Type and expected format of some featurization techniques unclear

Lab41 / pythia

Supervised learning for novelty detection in text

http://lab41.github.io/pythia/

Other

79 stars 21 forks source link

Type and expected format of some featurization techniques unclear #146

Closed pcallier closed 8 years ago

pcallier commented 8 years ago

1st three args to bow() are str, str, list, and all three should have normalized text w/o stop words. Second arg currently unnormalized.

pcallier commented 8 years ago

1st two args to st() are str, list and the skipthoughts code itself does some normalization very similar to ours (tokenization + adding spaces). Looks like we send it the right input

tukeyclothespin commented 8 years ago

1st two args to lda() are str, str and both should be normalized w/o stop words. It looks like we send it the right input.

However, in preprocess.py we do LDA training build_lda() on the CountVectorizer results for an array of raw body_text entries. I think that we would want to train LDA on the CountVectorizer results for an array of normalized w/o stop words entries.

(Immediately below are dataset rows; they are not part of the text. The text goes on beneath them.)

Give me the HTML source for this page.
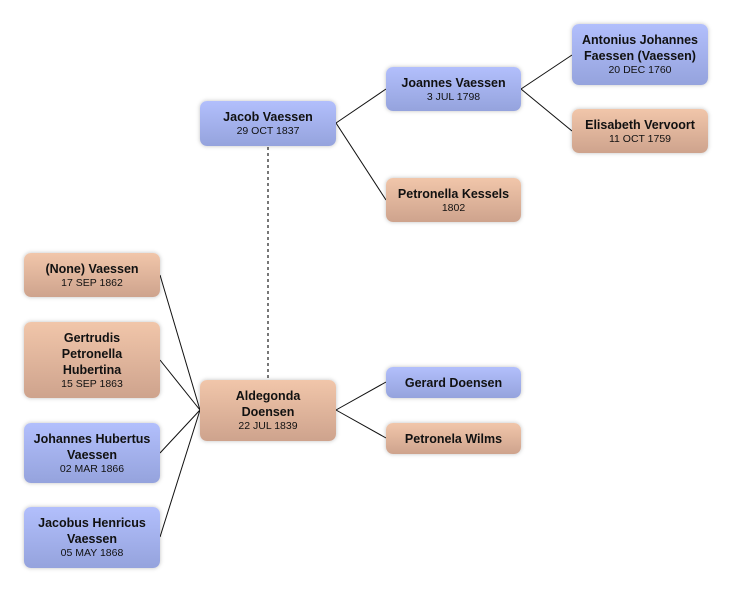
<!DOCTYPE html>
<html><head><meta charset="utf-8"><style>
body{margin:0;width:732px;height:593px;background:#fff;position:relative;overflow:hidden;font-family:"Liberation Sans","DejaVu Sans",sans-serif;}
.b{position:absolute;box-sizing:border-box;border-radius:7px;display:flex;flex-direction:column;justify-content:center;align-items:center;text-align:center;color:#111;box-shadow:0 0 4px rgba(0,0,0,0.25);}
.m{background:linear-gradient(#b2bffc,#95a3dd);}
.f{background:linear-gradient(#f1c6aa,#cea38d);}
.n{font-weight:bold;font-size:12.5px;line-height:16px;}
.d{font-size:10.5px;line-height:13px;}
svg{position:absolute;left:0;top:0;}
</style></head><body>
<svg width="732" height="593">
<g stroke="#111" stroke-width="1" fill="none">
<path d="M336 123 L386 89 M336 123 L386 200 M521 89 L572 55 M521 89 L572 131"/>
<path d="M200 410 L160 275 M200 410 L160 360 M200 410 L160 453 M200 410 L160 537"/>
<path d="M336 410 L386 382 M336 410 L386 438"/>
</g>
<path d="M268 147 V380" stroke="#777" stroke-width="2" stroke-dasharray="3,3"/>
</svg>
<div class="b m" style="left:200px;top:101px;width:136px;height:45px"><div class="n">Jacob Vaessen</div><div class="d">29 OCT 1837</div></div>
<div class="b m" style="left:386px;top:67px;width:135px;height:44px"><div class="n">Joannes Vaessen</div><div class="d">3 JUL 1798</div></div>
<div class="b m" style="left:572px;top:24px;width:136px;height:61px"><div class="n">Antonius Johannes<br>Faessen (Vaessen)</div><div class="d">20 DEC 1760</div></div>
<div class="b f" style="left:572px;top:109px;width:136px;height:44px"><div class="n">Elisabeth Vervoort</div><div class="d">11 OCT 1759</div></div>
<div class="b f" style="left:386px;top:178px;width:135px;height:44px"><div class="n">Petronella Kessels</div><div class="d">1802</div></div>
<div class="b f" style="left:24px;top:253px;width:136px;height:44px"><div class="n">(None) Vaessen</div><div class="d">17 SEP 1862</div></div>
<div class="b f" style="left:24px;top:322px;width:136px;height:76px"><div class="n">Gertrudis<br>Petronella<br>Hubertina</div><div class="d">15 SEP 1863</div></div>
<div class="b m" style="left:24px;top:423px;width:136px;height:60px"><div class="n">Johannes Hubertus<br>Vaessen</div><div class="d">02 MAR 1866</div></div>
<div class="b m" style="left:24px;top:507px;width:136px;height:61px"><div class="n">Jacobus Henricus<br>Vaessen</div><div class="d">05 MAY 1868</div></div>
<div class="b f" style="left:200px;top:380px;width:136px;height:61px"><div class="n">Aldegonda<br>Doensen</div><div class="d">22 JUL 1839</div></div>
<div class="b m" style="left:386px;top:367px;width:135px;height:31px"><div class="n">Gerard Doensen</div></div>
<div class="b f" style="left:386px;top:423px;width:135px;height:31px"><div class="n">Petronela Wilms</div></div>
</body></html>
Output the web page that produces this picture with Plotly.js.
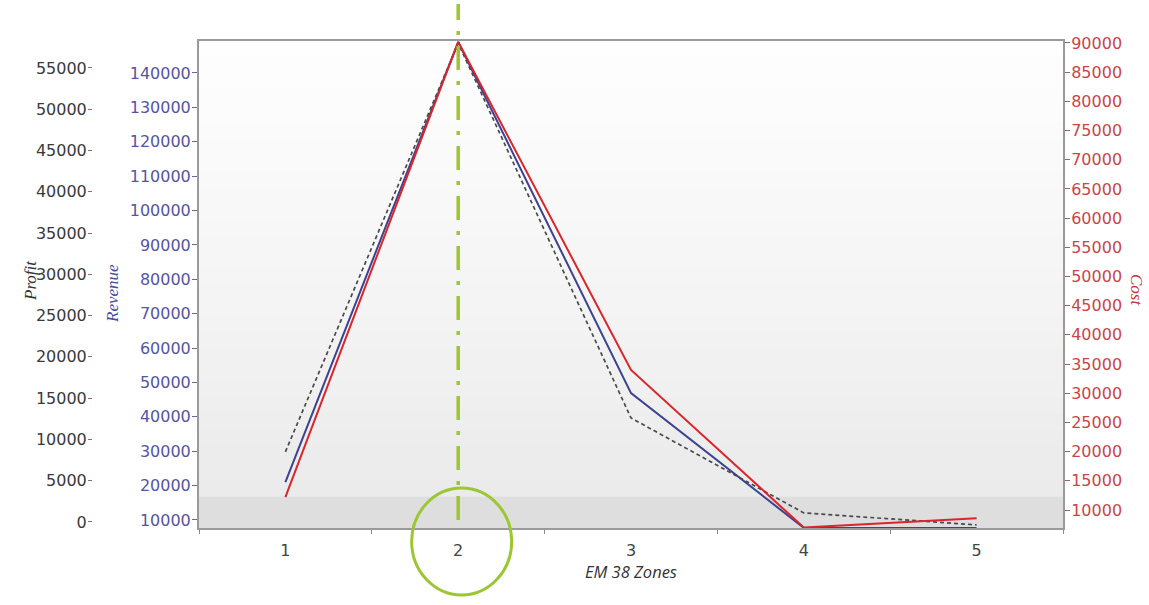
<!DOCTYPE html>
<html>
<head>
<meta charset="utf-8">
<script src="https://cdn.plot.ly/plotly-3.0.1.min.js"></script>
<style>
html,body{margin:0;padding:0;background:#fff;}
#chart{width:1149px;height:605px;}
</style>
</head>
<body>
<div id="chart"></div>
<script>
// ---- data ----
const zones = [1, 2, 3, 4, 5];
const zoneLabels = ['1', '2', '3', '4', '5'];
const revenue = [21000, 149000, 46900, 7700, 7700];
const cost = [12200, 90200, 34000, 7000, 8600];
const profit = [8500, 58000, 12600, 1100, -350];
const highlightZone = 2;

// ---- layout constants ----
const W = 1149, H = 605;
const plotL = 199, plotR = 1063, plotT = 41, plotB = 528;
const xDom = [plotL / W, plotR / W];
const xRange = [0.5, 5.5];
const paperH = plotB - plotT;
function xPaper(v) { return xDom[0] + (v - xRange[0]) / (xRange[1] - xRange[0]) * (xDom[1] - xDom[0]); }
function yPaperFromPx(px) { return (plotB - px) / paperH; }

const tickFam = 'DejaVu Sans, sans-serif';
const green = '#9dc634';

const traces = [
  {x: zones, y: profit, yaxis: 'y2', mode: 'lines', name: 'Profit',
   line: {color: '#4a4a4a', width: 1.7, dash: '4px,3px'}},
  {x: zones, y: revenue, yaxis: 'y', mode: 'lines', name: 'Revenue',
   line: {color: '#3b4391', width: 2}},
  {x: zones, y: cost, yaxis: 'y3', mode: 'lines', name: 'Cost',
   line: {color: '#d8262c', width: 2}}
];

// background gradient bands (white at top to light grey at bottom)
const shapes = [];
const nB = 30;
for (let i = 0; i < nB; i++) {
  const t0 = i / nB, t1 = (i + 1) / nB; // t from bottom 0 to top 1
  const g = Math.round(231 + (254 - 231) * Math.pow(t1, 0.8));
  shapes.push({type: 'rect', xref: 'x domain', yref: 'y domain', x0: 0, x1: 1, y0: t0, y1: t1 + 0.002,
    layer: 'below', line: {width: 0}, fillcolor: `rgb(${g},${g},${g})`});
}
shapes.push({type: 'rect', xref: 'x domain', yref: 'y domain', x0: 0, x1: 1, y0: 0, y1: 0.064,
  layer: 'below', line: {width: 0}, fillcolor: '#dedede'});

// highlight: dash-dot vertical line and circle
const hx = xPaper(highlightZone);
shapes.push({type: 'line', xref: 'paper', yref: 'paper', x0: hx, x1: hx,
  y0: yPaperFromPx(520), y1: yPaperFromPx(4),
  line: {color: green, width: 3.5, dash: '24px,11px,4px,11px'}});
const rx = 50 / (plotR - plotL) * (xDom[1] - xDom[0]);
const cx = xPaper(highlightZone + 0.02);
shapes.push({type: 'circle', xref: 'paper', yref: 'paper',
  x0: cx - rx, x1: cx + rx, y0: yPaperFromPx(595), y1: yPaperFromPx(488),
  line: {color: green, width: 3}});

const titleFont = 'Liberation Serif, serif';
const annotations = [
  {text: '<i>Profit</i>', xref: 'paper', yref: 'paper', x: 30 / W, y: yPaperFromPx(281), showarrow: false,
   textangle: -90, font: {family: titleFont, size: 17, color: '#333'}, xanchor: 'center', yanchor: 'middle'},
  {text: '<i>Revenue</i>', xref: 'paper', yref: 'paper', x: 112 / W, y: yPaperFromPx(294), showarrow: false,
   textangle: -90, font: {family: titleFont, size: 17, color: '#4b4b9b'}, xanchor: 'center', yanchor: 'middle'},
  {text: '<i>Cost</i>', xref: 'paper', yref: 'paper', x: 1137 / W, y: yPaperFromPx(290), showarrow: false,
   textangle: 90, font: {family: titleFont, size: 17, color: '#c8343a'}, xanchor: 'center', yanchor: 'middle'}
];

const layout = {
  width: W, height: H,
  paper_bgcolor: '#ffffff',
  plot_bgcolor: 'rgba(0,0,0,0)',
  showlegend: false,
  margin: {l: 0, r: 0, t: plotT, b: H - plotB, pad: 0},
  xaxis: {
    domain: xDom, range: xRange, tickvals: zones, ticktext: zoneLabels,
    ticks: '', showgrid: false, zeroline: false, ticklabelstandoff: 7,
    showline: true, mirror: true, linecolor: '#9a9a9a', linewidth: 2,
    tickfont: {family: tickFam, size: 16, color: '#444'},
    minor: {dtick: 1, tick0: 0.5, ticks: 'outside', ticklen: 4, tickcolor: '#888', showgrid: false},
    title: {text: '<i>EM 38 Zones</i>', font: {family: 'Open Sans, sans-serif', size: 16.5, color: '#333'}, standoff: 6}
  },
  yaxis: {
    range: [7670, 149300], tick0: 0, dtick: 10000, tickformat: 'd',
    ticks: 'outside', ticklen: 5, tickcolor: '#6a6a9a', ticklabelstandoff: -2,
    showgrid: false, zeroline: false, showline: true, linecolor: '#9a9a9a', linewidth: 2,
    tickfont: {family: tickFam, size: 16, color: '#55559e'}
  },
  yaxis2: {
    overlaying: 'y', anchor: 'free', side: 'left', position: 92 / W,
    range: [-730, 58270], tick0: 0, dtick: 5000, tickformat: 'd',
    ticks: 'outside', ticklen: 4, tickcolor: '#777', ticklabelstandoff: -2,
    showgrid: false, zeroline: false, showline: false,
    tickfont: {family: tickFam, size: 16, color: '#3a3a3a'}
  },
  yaxis3: {
    overlaying: 'y', anchor: 'x', side: 'right',
    range: [6920, 90340], tick0: 0, dtick: 5000, tickformat: 'd',
    ticks: 'outside', ticklen: 5, tickcolor: '#a06060', ticklabelstandoff: -2,
    showgrid: false, zeroline: false, showline: true, linecolor: '#9a9a9a', linewidth: 2,
    tickfont: {family: tickFam, size: 16, color: '#c8454a'}
  },
  shapes: shapes,
  annotations: annotations
};

Plotly.newPlot('chart', traces, layout, {displayModeBar: false, staticPlot: true});
</script>
</body>
</html>
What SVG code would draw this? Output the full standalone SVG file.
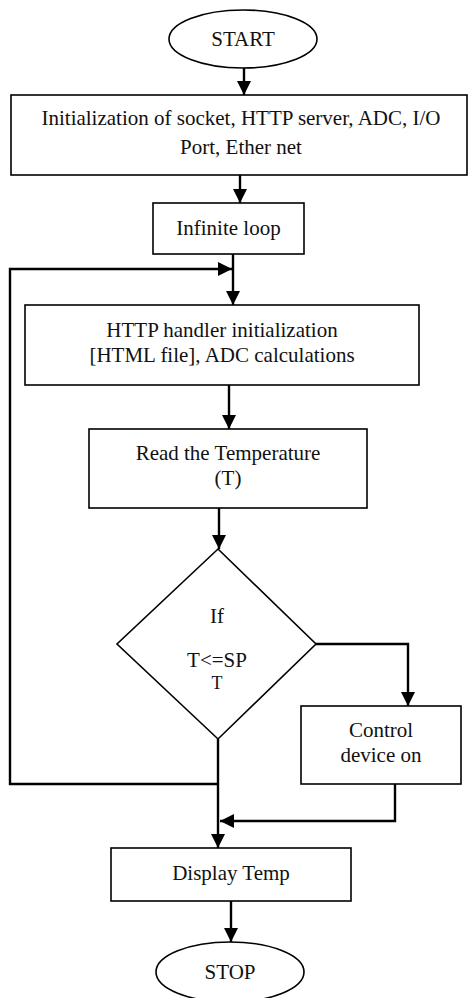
<svg xmlns="http://www.w3.org/2000/svg" width="468" height="998" viewBox="0 0 468 998">
<style>
.box{fill:#fff;stroke:#000;stroke-width:1.6}
.t{font-family:"Liberation Serif","Times New Roman",serif;font-size:21px;fill:#111;text-anchor:middle}
.c{fill:none;stroke:#000;stroke-width:2.4}
</style>
<defs>
<marker id="ah" markerUnits="userSpaceOnUse" markerWidth="14" markerHeight="14" refX="14" refY="7" orient="auto">
<path d="M0,0 L14,7 L0,14 z" fill="#000"/>
</marker>
</defs>
<rect width="468" height="998" fill="#fff"/>
<g id="connectors">
<line class="c" x1="244" y1="68" x2="244" y2="95" marker-end="url(#ah)"/>
<line class="c" x1="240" y1="175" x2="240" y2="203" marker-end="url(#ah)"/>
<line class="c" x1="233" y1="254" x2="233" y2="305" marker-end="url(#ah)"/>
<polyline class="c" points="218,784 10,784 10,269 232,269" marker-end="url(#ah)"/>
<line class="c" x1="229" y1="385" x2="229" y2="429" marker-end="url(#ah)"/>
<line class="c" x1="219" y1="508" x2="219" y2="549" marker-end="url(#ah)"/>
<polyline class="c" points="316,644 408,644 408,706" marker-end="url(#ah)"/>
<line class="c" x1="218" y1="739" x2="218" y2="848" marker-end="url(#ah)"/>
<polyline class="c" points="395,784 395,821 220,821" marker-end="url(#ah)"/>
<line class="c" x1="231" y1="901" x2="231" y2="942" marker-end="url(#ah)"/>
</g>
<g id="start">
<ellipse class="box" cx="243" cy="39" rx="74" ry="29"/>
<text class="t" x="243" y="46">START</text>
</g>
<g id="init">
<rect class="box" x="11" y="95" width="456" height="80"/>
<text class="t" x="241" y="125">Initialization of socket, HTTP server, ADC, I/O</text>
<text class="t" x="241" y="154">Port, Ether net</text>
</g>
<g id="loop">
<rect class="box" x="153" y="203" width="151" height="51"/>
<text class="t" x="228.5" y="235">Infinite loop</text>
</g>
<g id="http">
<rect class="box" x="25" y="305" width="394" height="80"/>
<text class="t" x="222" y="337">HTTP handler initialization</text>
<text class="t" x="222" y="362">[HTML file], ADC calculations</text>
</g>
<g id="read">
<rect class="box" x="89" y="429" width="278" height="79"/>
<text class="t" x="228" y="460">Read the Temperature</text>
<text class="t" x="228" y="485">(T)</text>
</g>
<g id="decision">
<polygon class="box" points="218,549 316,644 218,739 117,644"/>
<text class="t" x="217" y="623">If</text>
<text class="t" x="217" y="667">T&lt;=SP</text>
<text class="t" x="217" y="689" style="font-size:18px">T</text>
</g>
<g id="control">
<rect class="box" x="301" y="706" width="160" height="78"/>
<text class="t" x="381" y="737">Control</text>
<text class="t" x="381" y="762">device on</text>
</g>
<g id="display">
<rect class="box" x="111" y="848" width="240" height="53"/>
<text class="t" x="231" y="880">Display Temp</text>
</g>
<g id="stop">
<ellipse class="box" cx="230" cy="972" rx="74" ry="30"/>
<text class="t" x="230" y="979">STOP</text>
</g>
</svg>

bethke commented 8 years ago

1st two args in cnn() are list, list and both are normalized w/o stop words, but as they use the one_hot encoding they likely should include stop words (their vocab has stop words and punctuation). The training is also mis-matched as it is being trained on raw data - so fixes should go into two places. [this may be why it is doing so poorly].

bethke commented 8 years ago

1st two args in wordonehot are list, list and are raw. There is xml normalization before being sent to one_hot so it seems good.

tukeyclothespin commented 8 years ago

1st two args in w2v() are str, str and we are currently sending a raw document and normalized (w/o stop words and w/o punctuation) background document text.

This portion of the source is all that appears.